To be done>
Skip all pictures. Write out the data below from its first line through the line that contains "anchor=center] (tlune) at".
---+---
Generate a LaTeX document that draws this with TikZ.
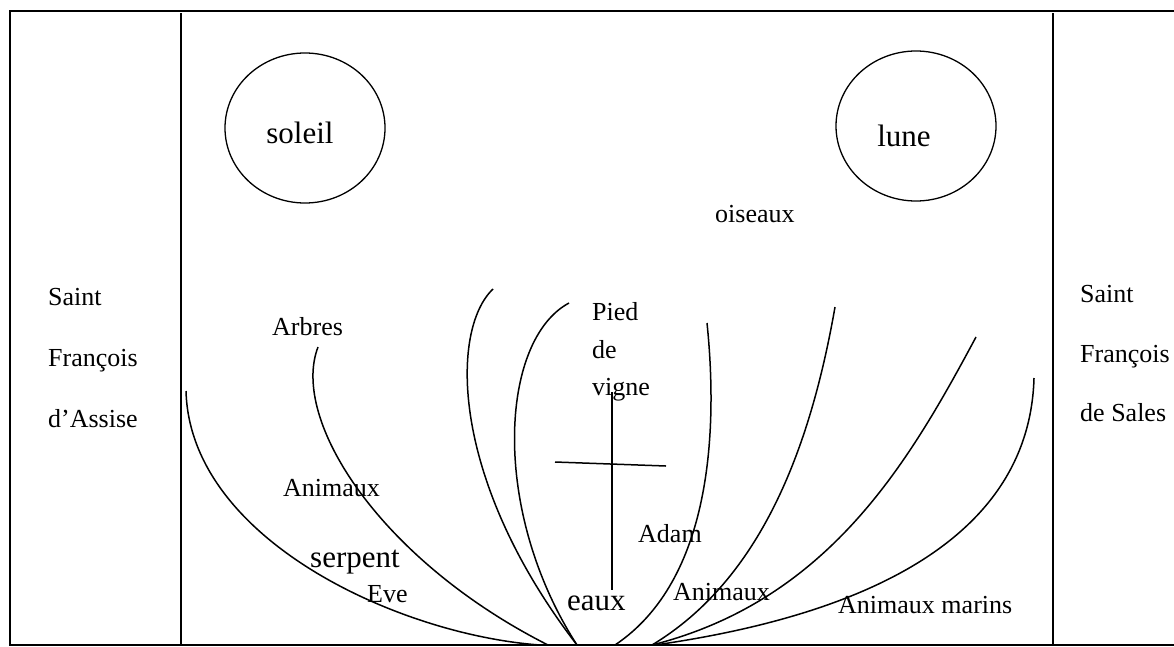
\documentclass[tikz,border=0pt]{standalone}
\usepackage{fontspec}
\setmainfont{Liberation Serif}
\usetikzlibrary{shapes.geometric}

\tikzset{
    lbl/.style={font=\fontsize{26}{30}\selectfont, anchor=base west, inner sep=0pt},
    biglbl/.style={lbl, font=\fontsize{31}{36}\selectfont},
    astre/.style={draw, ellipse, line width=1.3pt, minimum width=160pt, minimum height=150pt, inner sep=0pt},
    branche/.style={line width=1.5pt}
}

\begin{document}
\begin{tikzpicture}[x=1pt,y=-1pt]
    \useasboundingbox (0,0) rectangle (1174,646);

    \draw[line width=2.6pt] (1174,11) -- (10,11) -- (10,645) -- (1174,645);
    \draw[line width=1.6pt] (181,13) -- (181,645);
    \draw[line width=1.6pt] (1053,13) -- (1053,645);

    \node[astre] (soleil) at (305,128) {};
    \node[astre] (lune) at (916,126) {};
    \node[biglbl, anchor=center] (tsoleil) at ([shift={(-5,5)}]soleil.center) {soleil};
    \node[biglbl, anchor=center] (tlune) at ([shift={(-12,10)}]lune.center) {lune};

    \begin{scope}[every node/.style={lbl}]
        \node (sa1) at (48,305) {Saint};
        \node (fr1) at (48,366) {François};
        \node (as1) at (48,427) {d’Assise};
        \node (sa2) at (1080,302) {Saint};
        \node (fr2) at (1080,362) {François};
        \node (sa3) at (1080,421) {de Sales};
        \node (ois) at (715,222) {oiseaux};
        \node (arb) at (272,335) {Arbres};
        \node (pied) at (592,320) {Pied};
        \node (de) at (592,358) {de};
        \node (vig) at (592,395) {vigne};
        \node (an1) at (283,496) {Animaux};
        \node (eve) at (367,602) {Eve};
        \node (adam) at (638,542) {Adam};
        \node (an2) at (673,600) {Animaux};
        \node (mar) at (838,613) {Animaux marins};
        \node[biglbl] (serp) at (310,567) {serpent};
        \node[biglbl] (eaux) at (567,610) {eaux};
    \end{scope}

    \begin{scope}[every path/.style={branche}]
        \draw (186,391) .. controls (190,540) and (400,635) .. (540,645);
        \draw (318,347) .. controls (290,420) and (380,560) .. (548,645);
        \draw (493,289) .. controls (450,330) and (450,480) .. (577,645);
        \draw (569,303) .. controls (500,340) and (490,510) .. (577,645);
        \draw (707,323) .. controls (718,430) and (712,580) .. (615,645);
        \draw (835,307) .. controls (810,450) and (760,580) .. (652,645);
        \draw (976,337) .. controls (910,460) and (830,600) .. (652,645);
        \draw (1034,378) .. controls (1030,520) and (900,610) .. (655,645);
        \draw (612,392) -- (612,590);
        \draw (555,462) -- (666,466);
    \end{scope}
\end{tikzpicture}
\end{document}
---+---
Result>
Generate a LaTeX document that draws this with TikZ.
\documentclass[tikz,border=0pt]{standalone}
\usepackage{fontspec}
\setmainfont{Liberation Serif}
\usetikzlibrary{shapes.geometric}

\tikzset{
    lbl/.style={font=\fontsize{26}{30}\selectfont, anchor=base west, inner sep=0pt},
    biglbl/.style={lbl, font=\fontsize{31}{36}\selectfont},
    astre/.style={draw, ellipse, line width=1.3pt, minimum width=160pt, minimum height=150pt, inner sep=0pt},
    branche/.style={line width=1.5pt}
}

\begin{document}
\begin{tikzpicture}[x=1pt,y=-1pt]
    \useasboundingbox (0,0) rectangle (1174,646);

    \draw[line width=2.6pt] (1174,11) -- (10,11) -- (10,645) -- (1174,645);
    \draw[line width=1.6pt] (181,13) -- (181,645);
    \draw[line width=1.6pt] (1053,13) -- (1053,645);

    \node[astre] (soleil) at (305,128) {};
    \node[astre] (lune) at (916,126) {};
    \node[biglbl, anchor=center] (tsoleil) at ([shift={(-5,5)}]soleil.center) {soleil};
    \node[biglbl, anchor=center] (tlune) at ([shift={(-12,10)}]lune.center) {lune};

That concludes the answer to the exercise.